* **Given records**
— Begin —

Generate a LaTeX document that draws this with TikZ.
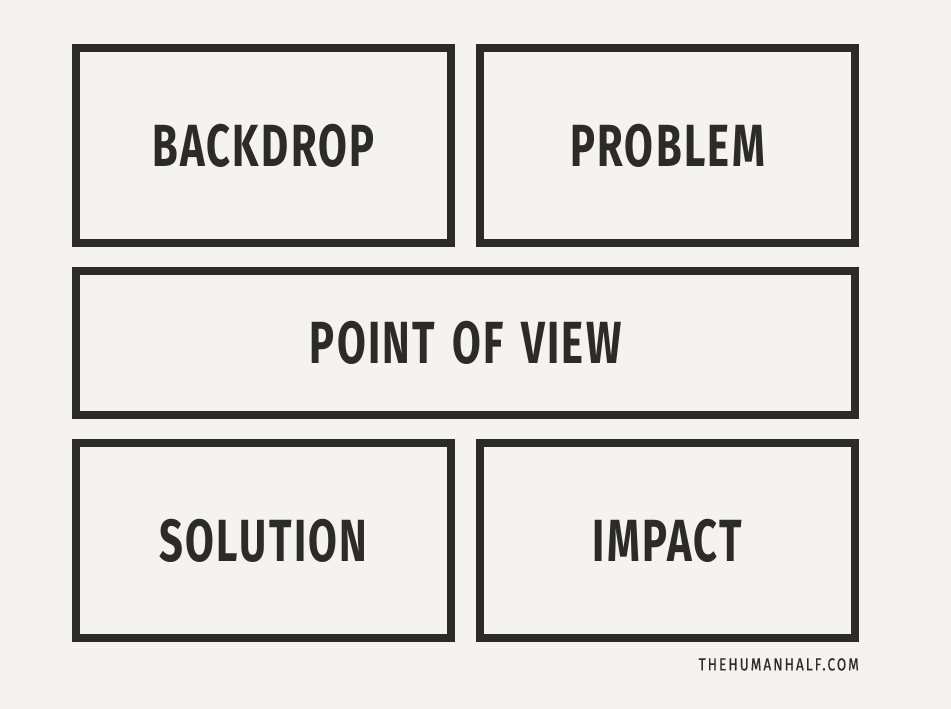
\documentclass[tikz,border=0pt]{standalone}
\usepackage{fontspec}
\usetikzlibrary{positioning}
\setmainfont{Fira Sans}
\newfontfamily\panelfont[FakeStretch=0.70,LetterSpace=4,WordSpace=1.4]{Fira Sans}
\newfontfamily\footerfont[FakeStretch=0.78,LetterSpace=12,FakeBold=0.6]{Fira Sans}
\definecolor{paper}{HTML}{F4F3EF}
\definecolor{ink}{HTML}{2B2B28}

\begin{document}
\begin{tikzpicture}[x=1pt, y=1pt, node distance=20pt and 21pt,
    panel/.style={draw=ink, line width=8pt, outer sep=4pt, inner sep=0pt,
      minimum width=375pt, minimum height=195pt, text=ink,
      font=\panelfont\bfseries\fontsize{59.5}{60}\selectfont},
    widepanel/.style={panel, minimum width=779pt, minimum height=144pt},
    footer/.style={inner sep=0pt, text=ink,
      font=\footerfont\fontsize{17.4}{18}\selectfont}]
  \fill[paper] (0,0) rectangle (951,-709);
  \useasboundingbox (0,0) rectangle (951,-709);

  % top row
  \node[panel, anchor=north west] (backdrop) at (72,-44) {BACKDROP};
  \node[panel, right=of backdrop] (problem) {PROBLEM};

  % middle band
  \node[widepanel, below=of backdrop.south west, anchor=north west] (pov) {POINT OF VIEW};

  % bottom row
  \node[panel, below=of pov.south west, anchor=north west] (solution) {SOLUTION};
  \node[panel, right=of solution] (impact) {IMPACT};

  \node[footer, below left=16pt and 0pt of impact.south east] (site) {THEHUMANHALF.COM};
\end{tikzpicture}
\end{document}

— End —
— Begin —

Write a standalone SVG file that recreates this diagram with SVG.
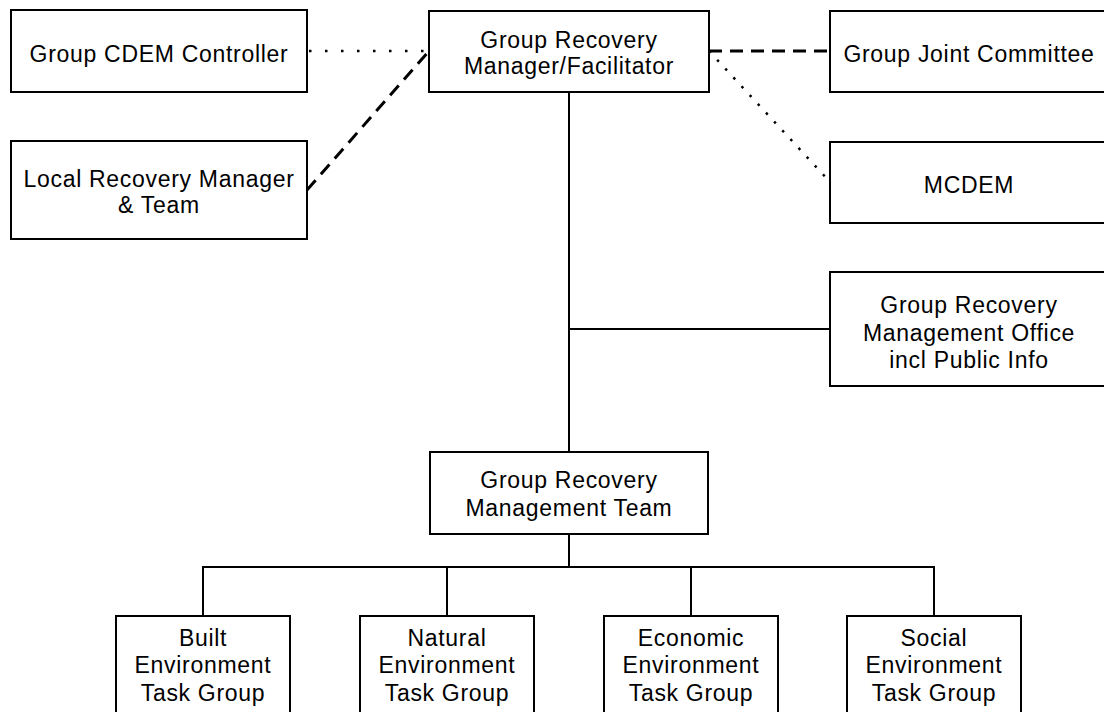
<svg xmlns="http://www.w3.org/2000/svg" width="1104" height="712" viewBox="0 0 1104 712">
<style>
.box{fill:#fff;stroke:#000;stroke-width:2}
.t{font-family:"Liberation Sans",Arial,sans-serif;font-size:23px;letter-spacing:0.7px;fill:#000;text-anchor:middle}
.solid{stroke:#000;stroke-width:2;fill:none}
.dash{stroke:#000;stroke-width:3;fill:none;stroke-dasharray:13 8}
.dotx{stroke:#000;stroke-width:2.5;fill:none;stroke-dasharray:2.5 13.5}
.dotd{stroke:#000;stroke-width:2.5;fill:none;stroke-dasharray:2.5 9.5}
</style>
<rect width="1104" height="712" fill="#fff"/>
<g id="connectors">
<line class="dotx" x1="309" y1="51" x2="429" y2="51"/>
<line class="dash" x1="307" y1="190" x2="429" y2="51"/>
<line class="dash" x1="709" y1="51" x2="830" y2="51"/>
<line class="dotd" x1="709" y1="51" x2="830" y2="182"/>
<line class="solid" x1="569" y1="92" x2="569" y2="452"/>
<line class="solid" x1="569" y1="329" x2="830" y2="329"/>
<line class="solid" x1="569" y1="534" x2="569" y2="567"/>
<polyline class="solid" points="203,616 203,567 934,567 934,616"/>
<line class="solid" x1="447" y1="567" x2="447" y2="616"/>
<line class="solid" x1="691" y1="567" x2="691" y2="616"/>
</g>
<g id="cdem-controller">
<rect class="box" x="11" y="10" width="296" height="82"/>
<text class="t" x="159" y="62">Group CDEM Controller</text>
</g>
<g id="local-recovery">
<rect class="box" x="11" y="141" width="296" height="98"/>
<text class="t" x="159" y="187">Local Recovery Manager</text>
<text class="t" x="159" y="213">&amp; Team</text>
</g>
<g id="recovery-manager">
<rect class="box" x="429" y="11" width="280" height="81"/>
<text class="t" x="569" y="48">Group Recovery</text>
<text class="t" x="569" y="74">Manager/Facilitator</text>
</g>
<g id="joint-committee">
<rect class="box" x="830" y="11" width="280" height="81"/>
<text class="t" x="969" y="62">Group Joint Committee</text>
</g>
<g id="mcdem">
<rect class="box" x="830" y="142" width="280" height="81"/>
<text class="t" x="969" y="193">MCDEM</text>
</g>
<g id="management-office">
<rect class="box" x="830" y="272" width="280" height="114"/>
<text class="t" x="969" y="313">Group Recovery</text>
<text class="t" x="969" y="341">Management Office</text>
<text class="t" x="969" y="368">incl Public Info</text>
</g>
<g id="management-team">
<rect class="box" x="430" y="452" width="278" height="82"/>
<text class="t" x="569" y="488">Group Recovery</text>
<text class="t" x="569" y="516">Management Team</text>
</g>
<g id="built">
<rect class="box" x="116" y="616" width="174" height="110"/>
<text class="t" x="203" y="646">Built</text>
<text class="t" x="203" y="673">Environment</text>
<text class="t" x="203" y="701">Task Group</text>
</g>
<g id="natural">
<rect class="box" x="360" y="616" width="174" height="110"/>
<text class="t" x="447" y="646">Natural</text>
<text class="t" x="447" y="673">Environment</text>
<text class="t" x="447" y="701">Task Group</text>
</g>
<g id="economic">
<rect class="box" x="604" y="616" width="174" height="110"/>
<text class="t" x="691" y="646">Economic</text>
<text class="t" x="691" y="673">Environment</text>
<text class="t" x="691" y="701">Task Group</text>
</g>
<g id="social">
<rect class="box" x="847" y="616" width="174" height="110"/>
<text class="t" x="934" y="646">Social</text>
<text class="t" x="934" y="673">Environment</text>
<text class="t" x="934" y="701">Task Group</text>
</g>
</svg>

— End —

* **The task**
From the records above, pull out each line that has "with".

* **Solution to the problem**
Generate a LaTeX document that draws this with TikZ.
Write a standalone SVG file that recreates this diagram with SVG.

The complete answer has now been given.